- **The data**:
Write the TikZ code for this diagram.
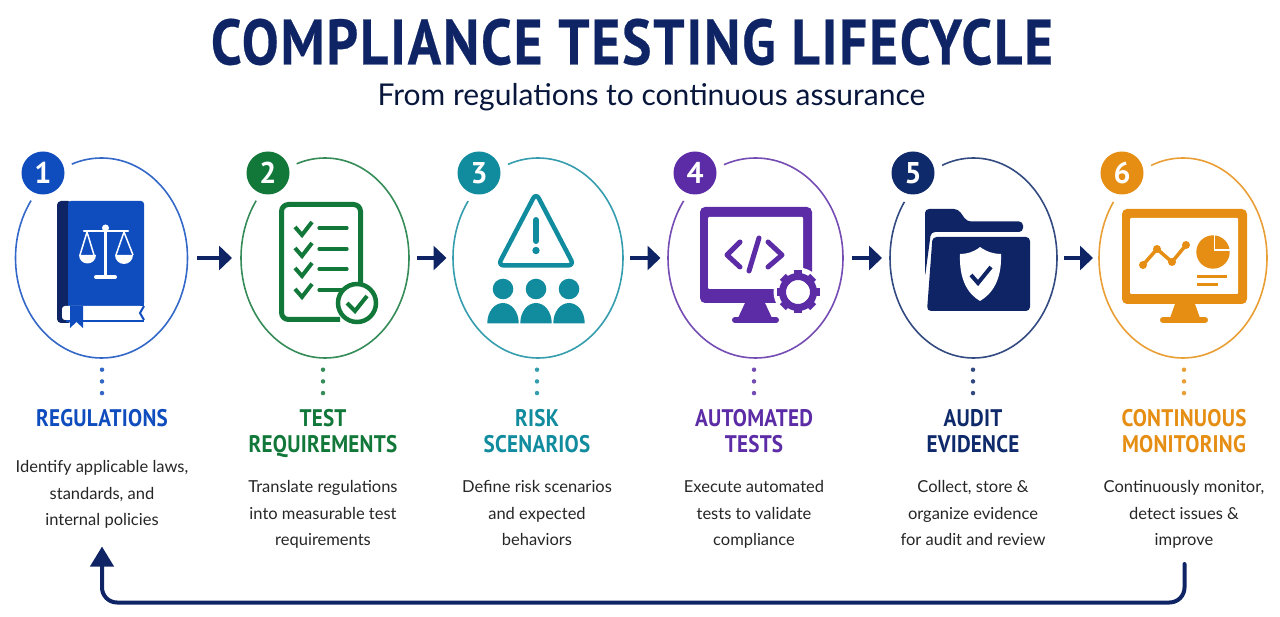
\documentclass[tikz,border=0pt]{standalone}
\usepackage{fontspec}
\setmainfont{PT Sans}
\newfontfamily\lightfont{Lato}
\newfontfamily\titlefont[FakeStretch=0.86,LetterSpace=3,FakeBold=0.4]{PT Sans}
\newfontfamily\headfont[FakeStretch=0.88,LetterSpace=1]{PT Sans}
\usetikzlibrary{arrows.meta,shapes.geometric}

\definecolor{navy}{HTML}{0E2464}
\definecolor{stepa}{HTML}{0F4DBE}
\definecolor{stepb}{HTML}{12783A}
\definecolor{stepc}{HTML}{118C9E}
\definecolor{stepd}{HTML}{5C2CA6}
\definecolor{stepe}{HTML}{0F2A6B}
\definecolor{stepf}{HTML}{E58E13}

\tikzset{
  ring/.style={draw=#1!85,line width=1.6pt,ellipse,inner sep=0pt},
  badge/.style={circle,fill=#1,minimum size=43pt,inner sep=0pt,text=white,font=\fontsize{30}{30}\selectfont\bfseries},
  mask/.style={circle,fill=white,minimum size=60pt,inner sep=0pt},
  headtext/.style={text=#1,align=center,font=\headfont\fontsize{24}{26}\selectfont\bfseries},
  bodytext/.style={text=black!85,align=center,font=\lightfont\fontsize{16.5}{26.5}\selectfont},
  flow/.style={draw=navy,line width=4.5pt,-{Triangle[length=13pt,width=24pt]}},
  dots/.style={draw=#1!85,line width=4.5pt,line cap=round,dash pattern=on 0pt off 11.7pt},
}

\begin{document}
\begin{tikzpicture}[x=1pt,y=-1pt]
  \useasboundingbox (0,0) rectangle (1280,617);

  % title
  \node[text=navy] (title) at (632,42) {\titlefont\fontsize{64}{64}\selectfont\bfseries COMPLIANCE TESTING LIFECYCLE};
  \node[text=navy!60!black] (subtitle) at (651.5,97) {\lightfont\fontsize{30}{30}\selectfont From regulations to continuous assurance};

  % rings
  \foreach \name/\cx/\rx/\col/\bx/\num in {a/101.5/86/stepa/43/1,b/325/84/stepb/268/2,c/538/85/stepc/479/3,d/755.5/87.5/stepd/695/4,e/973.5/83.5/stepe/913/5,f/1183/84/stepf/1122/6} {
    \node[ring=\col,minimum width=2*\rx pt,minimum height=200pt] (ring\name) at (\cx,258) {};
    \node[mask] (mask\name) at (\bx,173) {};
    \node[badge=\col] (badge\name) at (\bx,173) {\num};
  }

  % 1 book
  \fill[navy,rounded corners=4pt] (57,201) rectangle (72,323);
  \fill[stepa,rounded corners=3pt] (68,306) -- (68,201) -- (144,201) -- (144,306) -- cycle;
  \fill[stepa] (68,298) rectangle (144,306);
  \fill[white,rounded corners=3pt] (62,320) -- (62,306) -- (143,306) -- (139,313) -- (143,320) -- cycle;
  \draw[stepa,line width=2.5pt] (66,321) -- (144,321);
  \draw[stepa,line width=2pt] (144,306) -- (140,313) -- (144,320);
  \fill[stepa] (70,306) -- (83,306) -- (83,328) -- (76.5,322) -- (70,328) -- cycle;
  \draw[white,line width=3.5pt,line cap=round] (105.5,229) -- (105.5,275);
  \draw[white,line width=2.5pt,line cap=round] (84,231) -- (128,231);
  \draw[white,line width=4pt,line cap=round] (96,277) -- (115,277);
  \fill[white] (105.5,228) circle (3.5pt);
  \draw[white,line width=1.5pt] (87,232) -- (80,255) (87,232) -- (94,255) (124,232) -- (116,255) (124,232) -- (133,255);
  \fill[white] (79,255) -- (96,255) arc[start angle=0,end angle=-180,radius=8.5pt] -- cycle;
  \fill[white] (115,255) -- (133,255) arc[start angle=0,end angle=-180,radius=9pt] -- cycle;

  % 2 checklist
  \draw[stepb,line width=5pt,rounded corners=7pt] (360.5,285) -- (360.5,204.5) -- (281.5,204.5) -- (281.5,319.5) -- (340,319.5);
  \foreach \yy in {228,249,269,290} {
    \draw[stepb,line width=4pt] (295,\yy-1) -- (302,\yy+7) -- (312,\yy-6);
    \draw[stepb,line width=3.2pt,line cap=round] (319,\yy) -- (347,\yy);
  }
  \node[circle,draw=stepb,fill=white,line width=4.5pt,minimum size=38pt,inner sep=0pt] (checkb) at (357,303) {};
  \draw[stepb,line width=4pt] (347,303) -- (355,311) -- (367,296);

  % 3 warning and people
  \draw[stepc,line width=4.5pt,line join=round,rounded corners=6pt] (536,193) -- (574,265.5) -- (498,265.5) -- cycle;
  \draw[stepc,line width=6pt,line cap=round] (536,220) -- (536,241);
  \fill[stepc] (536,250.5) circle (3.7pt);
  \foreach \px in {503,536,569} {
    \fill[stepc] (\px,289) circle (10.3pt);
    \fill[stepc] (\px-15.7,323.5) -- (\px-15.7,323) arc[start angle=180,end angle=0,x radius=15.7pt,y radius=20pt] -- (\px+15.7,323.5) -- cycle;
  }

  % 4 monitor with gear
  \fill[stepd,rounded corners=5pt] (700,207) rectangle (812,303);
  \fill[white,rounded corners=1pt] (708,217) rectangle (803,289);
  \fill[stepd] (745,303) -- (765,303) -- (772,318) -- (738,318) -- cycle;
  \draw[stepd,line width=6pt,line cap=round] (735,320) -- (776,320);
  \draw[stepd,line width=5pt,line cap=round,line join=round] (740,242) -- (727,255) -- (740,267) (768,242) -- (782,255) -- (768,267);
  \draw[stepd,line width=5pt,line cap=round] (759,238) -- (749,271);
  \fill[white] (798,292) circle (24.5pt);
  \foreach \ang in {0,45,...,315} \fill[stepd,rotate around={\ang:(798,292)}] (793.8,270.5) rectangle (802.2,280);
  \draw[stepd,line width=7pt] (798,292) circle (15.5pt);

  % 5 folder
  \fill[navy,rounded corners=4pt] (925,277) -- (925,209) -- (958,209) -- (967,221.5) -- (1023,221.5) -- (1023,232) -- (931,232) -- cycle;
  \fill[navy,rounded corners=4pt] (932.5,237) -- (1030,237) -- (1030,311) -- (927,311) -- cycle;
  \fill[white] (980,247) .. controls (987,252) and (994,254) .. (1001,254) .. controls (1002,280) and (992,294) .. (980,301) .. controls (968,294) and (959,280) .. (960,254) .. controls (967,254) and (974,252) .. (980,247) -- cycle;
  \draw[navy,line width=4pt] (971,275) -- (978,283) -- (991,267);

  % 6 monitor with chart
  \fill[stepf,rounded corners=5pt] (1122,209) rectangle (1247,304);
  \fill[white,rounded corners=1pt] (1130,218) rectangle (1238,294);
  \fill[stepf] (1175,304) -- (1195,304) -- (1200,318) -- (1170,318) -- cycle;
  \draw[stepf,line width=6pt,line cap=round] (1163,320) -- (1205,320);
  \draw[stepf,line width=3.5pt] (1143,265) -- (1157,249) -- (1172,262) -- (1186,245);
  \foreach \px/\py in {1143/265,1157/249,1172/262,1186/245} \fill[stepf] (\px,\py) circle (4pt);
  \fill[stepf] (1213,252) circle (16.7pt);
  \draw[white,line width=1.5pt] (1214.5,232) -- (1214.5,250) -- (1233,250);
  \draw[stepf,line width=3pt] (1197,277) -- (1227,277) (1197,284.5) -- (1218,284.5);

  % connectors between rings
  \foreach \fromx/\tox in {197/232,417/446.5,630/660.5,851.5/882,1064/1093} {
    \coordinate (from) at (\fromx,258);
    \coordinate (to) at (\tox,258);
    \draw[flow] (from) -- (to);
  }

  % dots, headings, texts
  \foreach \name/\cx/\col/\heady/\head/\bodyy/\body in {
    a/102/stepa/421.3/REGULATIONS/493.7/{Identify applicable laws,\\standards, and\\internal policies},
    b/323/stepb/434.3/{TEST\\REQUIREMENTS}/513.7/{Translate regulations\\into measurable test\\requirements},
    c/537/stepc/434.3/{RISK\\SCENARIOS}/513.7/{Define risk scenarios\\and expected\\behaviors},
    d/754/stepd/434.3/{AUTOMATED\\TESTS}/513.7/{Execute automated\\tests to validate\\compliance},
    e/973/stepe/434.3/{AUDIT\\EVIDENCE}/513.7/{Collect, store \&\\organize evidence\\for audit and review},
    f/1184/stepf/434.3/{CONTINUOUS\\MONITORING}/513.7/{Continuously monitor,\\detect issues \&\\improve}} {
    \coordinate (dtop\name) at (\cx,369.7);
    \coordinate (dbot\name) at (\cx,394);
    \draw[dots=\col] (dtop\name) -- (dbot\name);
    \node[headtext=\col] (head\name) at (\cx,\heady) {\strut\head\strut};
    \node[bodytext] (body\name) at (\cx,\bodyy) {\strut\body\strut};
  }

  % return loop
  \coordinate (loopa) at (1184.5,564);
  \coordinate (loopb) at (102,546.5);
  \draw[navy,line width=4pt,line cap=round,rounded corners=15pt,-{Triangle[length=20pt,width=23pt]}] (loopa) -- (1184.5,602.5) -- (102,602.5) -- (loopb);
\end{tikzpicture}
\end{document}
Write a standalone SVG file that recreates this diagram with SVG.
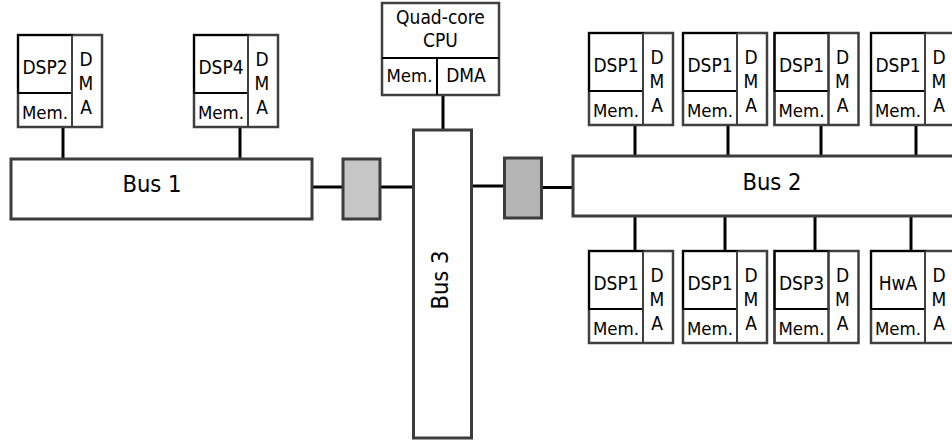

- **Directions**: Tally the lines of the listing in which the word "with" occurs, and state the total alone.

- **Exercise solution**: 3